Per attenuare i rischi sanitari a carico della popolazione gli ambientalisti ritengono necessario, «In caso di Wind Days, incrementare il contributo dell’azienda volto a ridurre le emissioni. Più specificatamente si richiede, tra l’altro, di allungare i tempi di distillazione del coke da 24 a 28 ore e di ridurre almeno del 20% le operazioni di caricamento, sfornamento e spegnimento del coke rispetto a una giornata tipo».

Per quel che riguarda decarbonizzazione, «Gli interventi prospettati, relativi a “Iniezione polimeri altiforni” – i cui benefici attesi sono una riduzione delle emissioni di CO2 fino a 60.000 t/anno – appaiono irrisori rispetto alle emissioni dello stabilimento, pari, nel 2021, a quasi 10 milioni di tonnellate, e vanno in ogni caso valutati sotto il profilo delle emissioni inquinanti che gli stessi potrebbero comportare. Legambiente ritiene che il processo di decarbonizzazione vada avviato da subito e che la sua tempistica vada fortemente accelerata in modo da pervenire, ben prima del 2030, ad un primo obiettivo, costituito dall’abbandono della produzione a ciclo integrale.

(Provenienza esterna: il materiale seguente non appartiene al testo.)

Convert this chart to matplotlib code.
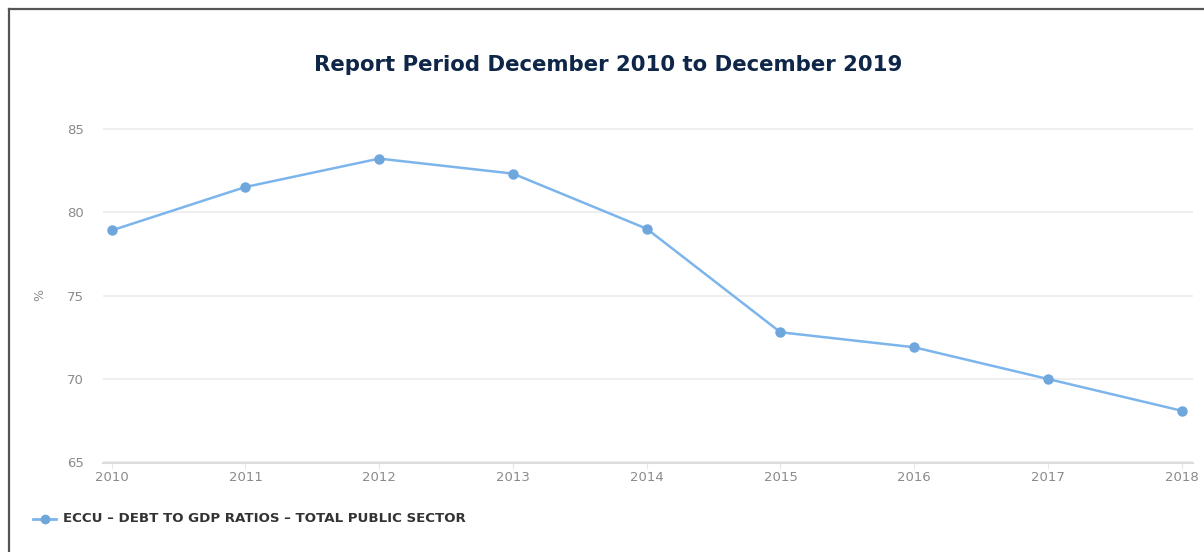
import matplotlib.pyplot as plt
from matplotlib.lines import Line2D

# debt to GDP ratio, total public sector (%)
years = [2010, 2011, 2012, 2013, 2014, 2015, 2016, 2017, 2018]
ratio = [78.9, 81.5, 83.2, 82.3, 79.0, 72.8, 71.9, 70.0, 68.1]
yticks = [65, 70, 75, 80, 85]

title = 'Report Period December 2010 to December 2019'
series_name = 'ECCU \u2013 DEBT TO GDP RATIOS \u2013 TOTAL PUBLIC SECTOR'

line_colour = '#7cb5ec'
marker_colour = '#6fa6dc'

fig = plt.figure(figsize=(12.04, 5.52), dpi=100)
fig.patch.set_facecolor('white')

# frame around the panel (only top and left edges sit inside the image)
fig.add_artist(Line2D([9 / 1204, 9 / 1204], [0, 1 - 9 / 552],
                      transform=fig.transFigure, color='#555555', lw=1.6))
fig.add_artist(Line2D([9 / 1204, 1], [1 - 9 / 552, 1 - 9 / 552],
                      transform=fig.transFigure, color='#555555', lw=1.6))

ax = fig.add_axes([103 / 1204, 1 - 462.5 / 552, (1193 - 103) / 1204, (462.5 - 125.2) / 552])

ax.plot(years, ratio, color=line_colour, lw=1.8, marker='o', markersize=6.5,
        markerfacecolor=marker_colour, markeredgecolor=marker_colour, zorder=3)

ax.set_xlim(2010 - 8.7 / 133.75, 2018 + 11.3 / 133.75)
ax.set_ylim(65, 85.2)
ax.set_yticks(yticks)
ax.set_xticks(years)

ax.grid(axis='y', color='#ececec', lw=1.2)
ax.set_axisbelow(True)
for side in ['top', 'right', 'left']:
    ax.spines[side].set_visible(False)
ax.spines['bottom'].set_color('#dcdcdc')
ax.spines['bottom'].set_linewidth(1.5)

ax.tick_params(axis='y', length=0, pad=14, labelsize=9.5, labelcolor='#8a8a8a')
ax.tick_params(axis='x', length=4, color='#e8e8e8', pad=2, labelsize=9.5, labelcolor='#8a8a8a')

fig.text(40 / 1204, 1 - 295 / 552, '%', rotation=90, ha='center', va='center',
         fontsize=9, color='#8a8a8a')

fig.text(608 / 1204, 1 - 65 / 552, title, ha='center', va='center',
         fontsize=15.3, fontweight='bold', color='#0e2647')

# legend entry drawn by hand under the axis
fig.add_artist(Line2D([33 / 1204, 56 / 1204], [1 - 519 / 552, 1 - 519 / 552],
                      transform=fig.transFigure, color=line_colour, lw=2))
fig.add_artist(Line2D([44.5 / 1204], [1 - 519 / 552], transform=fig.transFigure,
                      marker='o', markersize=6, color=marker_colour))
fig.text(63 / 1204, 1 - 519 / 552, series_name, ha='left', va='center',
         fontsize=9.6, fontweight='bold', color='#333333')

fig.savefig('out.png', dpi=100)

Ritiene altresì che vada sviluppato un programma sperimentale relativo all’utilizzo dell’idrogeno quale agente riducente, sulla scorta di quanto sta già avvenendo in Svezia con il progetto HYBRIT, che prevede di raggiungere entro il 2026 una capacità produttiva di 1,3 milioni di tonnellate di acciaio all’anno e di 2,7 nel 2030».